Sen. Ted Cruz, R-Texas, on Wednesday said Republicans needed to “finish the job” on repealing and replacing Obamacare in 2018, and he is pushing his colleagues to use one last reconciliation bill before the midterms to deliver on their long-running promise.
In a meeting with the Washington Examiner in his Senate offices, Cruz said he has had long conversations with the Republican senators who blocked legislation last time around, and still thinks they can get something across the finish line. He also said there has been talk of asking the Congressional Budget Office to rescore repeal legislation now that the individual mandate is off the books, which is expected to drive down the CBO’s estimate of the number of individuals who would be uninsured under Republican legislation.
“The biggest unfinished task is Obamacare,” Cruz said, reflecting on what Congress did in 2017 and his priorities for 2018. “We need to finish the job. I still believe it is possible to bring Republicans together. I think we got very close last time and that’s something I’m continuing to devote a lot of time trying to unite our fractious conference and build consensus to get at least 50 Republicans on the same page.”
Hailing the passage of the tax law that repealed the penalties for not purchasing insurance, Cruz acknowledged, “That doesn’t get the job done. [Obamacare is] still causing enormous problems — driving up premiums, making it harder for people to access quality healthcare. We need to deliver on that promise, but getting rid of the individual mandate was a big victory and it was a part of repealing Obamacare.”
He said, “the only way to proceed with serious reform or repeal legislation is through reconciliation and so my hope is that we’ll take up another budget reconciliation in 2018 to deliver on both Obamacare and Dodd-Frank.” Given the united opposition of Democrats, he takes it as a given that no major legislation will pass unless it’s by a simple majority.
In a wide-ranging conversation, Cruz talked about the ideological diversity within the “narrow and fragile” 51-vote Republican Senate majority, and how that made it challenging to reach an agreement.
He said that what last years failed efforts showed was that Republicans had 45 or 46 "solid" votes for legislation to overhaul Obamacare, and that a few additional senators were “gettable.” But each time, they came up just short of 50 votes needed to pass something with Vice President Mike Pence ready to break any tie.
Cruz said he has spent “considerable time” in discussions with the “no” votes about ways to address their concerns.

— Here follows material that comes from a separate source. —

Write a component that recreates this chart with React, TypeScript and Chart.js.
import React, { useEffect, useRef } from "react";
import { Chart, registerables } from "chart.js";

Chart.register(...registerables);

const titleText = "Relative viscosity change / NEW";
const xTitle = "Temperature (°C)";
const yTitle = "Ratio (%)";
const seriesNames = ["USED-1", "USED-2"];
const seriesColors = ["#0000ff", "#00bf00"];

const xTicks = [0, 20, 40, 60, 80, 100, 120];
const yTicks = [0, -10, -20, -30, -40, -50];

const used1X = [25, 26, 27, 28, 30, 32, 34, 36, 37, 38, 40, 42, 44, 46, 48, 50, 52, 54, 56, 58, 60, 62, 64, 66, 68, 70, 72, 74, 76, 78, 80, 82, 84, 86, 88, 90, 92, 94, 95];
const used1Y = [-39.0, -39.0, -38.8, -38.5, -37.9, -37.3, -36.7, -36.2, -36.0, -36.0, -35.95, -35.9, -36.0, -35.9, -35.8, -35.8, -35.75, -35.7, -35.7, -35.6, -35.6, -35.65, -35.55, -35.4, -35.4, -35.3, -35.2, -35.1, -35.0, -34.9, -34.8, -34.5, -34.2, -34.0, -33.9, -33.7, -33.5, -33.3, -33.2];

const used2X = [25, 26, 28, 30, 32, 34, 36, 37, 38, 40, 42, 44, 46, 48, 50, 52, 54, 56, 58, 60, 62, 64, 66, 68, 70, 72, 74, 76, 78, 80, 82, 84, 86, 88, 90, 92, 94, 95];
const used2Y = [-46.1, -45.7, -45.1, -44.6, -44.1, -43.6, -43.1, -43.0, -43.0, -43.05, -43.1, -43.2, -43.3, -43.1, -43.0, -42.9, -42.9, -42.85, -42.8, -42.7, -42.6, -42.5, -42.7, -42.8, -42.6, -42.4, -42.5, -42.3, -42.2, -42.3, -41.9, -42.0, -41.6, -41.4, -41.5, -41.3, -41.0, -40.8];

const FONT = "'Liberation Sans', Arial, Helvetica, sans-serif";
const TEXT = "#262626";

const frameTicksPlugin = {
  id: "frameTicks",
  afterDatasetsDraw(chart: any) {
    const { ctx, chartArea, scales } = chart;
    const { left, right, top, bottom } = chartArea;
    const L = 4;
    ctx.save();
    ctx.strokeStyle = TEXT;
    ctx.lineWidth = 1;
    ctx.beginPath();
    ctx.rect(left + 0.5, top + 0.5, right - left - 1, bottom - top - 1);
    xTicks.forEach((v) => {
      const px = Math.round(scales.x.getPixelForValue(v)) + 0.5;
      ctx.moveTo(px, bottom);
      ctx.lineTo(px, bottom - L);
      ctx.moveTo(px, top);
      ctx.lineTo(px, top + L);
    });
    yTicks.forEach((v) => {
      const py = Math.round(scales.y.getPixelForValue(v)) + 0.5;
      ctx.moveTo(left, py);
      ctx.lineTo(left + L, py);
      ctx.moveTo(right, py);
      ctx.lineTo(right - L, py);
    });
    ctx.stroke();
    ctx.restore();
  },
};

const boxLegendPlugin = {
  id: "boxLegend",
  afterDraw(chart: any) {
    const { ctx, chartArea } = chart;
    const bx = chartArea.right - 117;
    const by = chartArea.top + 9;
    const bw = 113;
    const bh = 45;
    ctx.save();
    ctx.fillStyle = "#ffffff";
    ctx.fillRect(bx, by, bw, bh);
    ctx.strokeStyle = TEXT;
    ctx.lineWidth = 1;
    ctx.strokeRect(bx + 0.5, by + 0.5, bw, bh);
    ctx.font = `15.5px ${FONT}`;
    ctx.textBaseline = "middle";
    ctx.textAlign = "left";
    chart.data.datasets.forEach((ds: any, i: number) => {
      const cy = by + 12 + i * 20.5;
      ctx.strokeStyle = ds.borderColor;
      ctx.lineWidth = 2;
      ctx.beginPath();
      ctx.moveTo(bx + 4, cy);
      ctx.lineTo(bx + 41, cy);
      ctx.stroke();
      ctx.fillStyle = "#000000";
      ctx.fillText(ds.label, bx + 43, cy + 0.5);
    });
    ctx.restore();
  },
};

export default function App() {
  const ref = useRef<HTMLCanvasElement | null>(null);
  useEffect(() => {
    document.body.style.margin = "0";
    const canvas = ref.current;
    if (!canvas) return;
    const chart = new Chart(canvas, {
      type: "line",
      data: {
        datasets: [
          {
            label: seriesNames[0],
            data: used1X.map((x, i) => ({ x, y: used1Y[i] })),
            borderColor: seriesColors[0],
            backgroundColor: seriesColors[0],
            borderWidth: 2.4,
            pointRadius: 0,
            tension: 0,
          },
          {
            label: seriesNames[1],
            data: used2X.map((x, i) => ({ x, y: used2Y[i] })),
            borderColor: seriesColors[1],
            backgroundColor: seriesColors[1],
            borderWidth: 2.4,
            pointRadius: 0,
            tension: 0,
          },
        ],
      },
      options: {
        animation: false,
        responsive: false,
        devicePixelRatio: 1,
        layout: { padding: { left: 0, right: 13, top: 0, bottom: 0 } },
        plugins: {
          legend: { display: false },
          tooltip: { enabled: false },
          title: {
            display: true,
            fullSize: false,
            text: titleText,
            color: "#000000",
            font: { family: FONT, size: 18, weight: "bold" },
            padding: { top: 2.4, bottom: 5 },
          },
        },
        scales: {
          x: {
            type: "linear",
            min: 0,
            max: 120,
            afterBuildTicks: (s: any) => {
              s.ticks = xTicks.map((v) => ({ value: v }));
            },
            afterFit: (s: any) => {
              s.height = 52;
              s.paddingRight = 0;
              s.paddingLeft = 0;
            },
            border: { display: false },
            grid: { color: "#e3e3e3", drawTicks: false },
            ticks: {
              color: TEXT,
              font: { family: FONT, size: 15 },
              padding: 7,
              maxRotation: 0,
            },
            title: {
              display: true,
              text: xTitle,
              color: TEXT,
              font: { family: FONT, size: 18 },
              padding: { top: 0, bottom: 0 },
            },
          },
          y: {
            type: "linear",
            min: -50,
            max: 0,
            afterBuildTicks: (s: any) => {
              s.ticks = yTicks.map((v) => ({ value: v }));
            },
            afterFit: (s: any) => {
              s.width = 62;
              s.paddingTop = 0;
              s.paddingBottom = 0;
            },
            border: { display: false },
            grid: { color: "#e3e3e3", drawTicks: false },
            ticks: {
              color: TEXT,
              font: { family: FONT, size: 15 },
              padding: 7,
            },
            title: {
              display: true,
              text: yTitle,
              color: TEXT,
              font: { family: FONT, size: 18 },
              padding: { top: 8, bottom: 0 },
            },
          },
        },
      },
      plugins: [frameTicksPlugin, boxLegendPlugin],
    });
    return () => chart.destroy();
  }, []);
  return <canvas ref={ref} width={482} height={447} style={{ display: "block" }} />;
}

“My view is the way we get to 50 is to focus on lowering premiums,” he said. “I think lowering premiums is a win-win for everybody. It’s a win for conservatives, a win for moderates. The number one reason people despise Obamacare is that premiums have skyrocketed.”
During the 2017 healthcare fight, one of the big roadblocks was that conservatives such as Cruz wanted to lower premiums and promote competition by attacking Obamacare’s vast regulatory infrastructure, which made other Republicans nervous.
Cruz noted that some more centrist Republican senators support efforts to lower premiums through various measures to pump more money into insurance companies, which Cruz described as “essentially massive taxpayer bailouts for the insurance industry.” He said, “I think doing that without addressing the underlying problem for consumers is a mistake. I think it’s possible some structure like that can be part of a broader repeal effort. But doing that freestanding I think would be unwise.”
At the same time, Cruz said the repeal of the individual mandate would aid efforts to pass a more comprehensive bill.
One of the stumbling blocks during last year’s healthcare push was that the CBO estimates of the increase in uninsured under Republican bills, which was substantially attributed to the repeal of the mandate. For instance, in one score of a draft of the Senate bill in June, the CBO found that 22 million fewer would be uninsured, and that 15 million of that would be due to the repeal of the individual mandate.
Now that the mandate is off the books, any CBO score would have to compare repeal and replace legislation against a new reality in which no mandate exists, which in turn could make any estimate more favorable.
In pushing individual mandate repeal in tax reform, Cruz said, “I and several other people made the case that it made going back to Obamacare repeal in 2018 easier to accomplish. Because of CBO’s screwy scoring, they projected that not having the IRS fine people because they can’t afford insurance would lead to 15 million people not to purchase it. And that, in turn, dominates all the headlines ... That made it harder to get 50 Republicans on the same page, because more than a few senators get really nervous when they see nasty headlines.”
In any revived repeal effort, Cruz is advocating that Republicans start smaller.
“The way to get there is not to start off with a big comprehensive behemoth and try to squeeze everyone in it,” he said. Instead, he is advocating starting with “consensus ideas” that can get 50 votes and start “assembling from the bottom up.”
He said, “Getting to 50 is not going to be easy, but I think it was an essential campaign promise Republicans made for seven years, and we need to keep working until we get the job done.”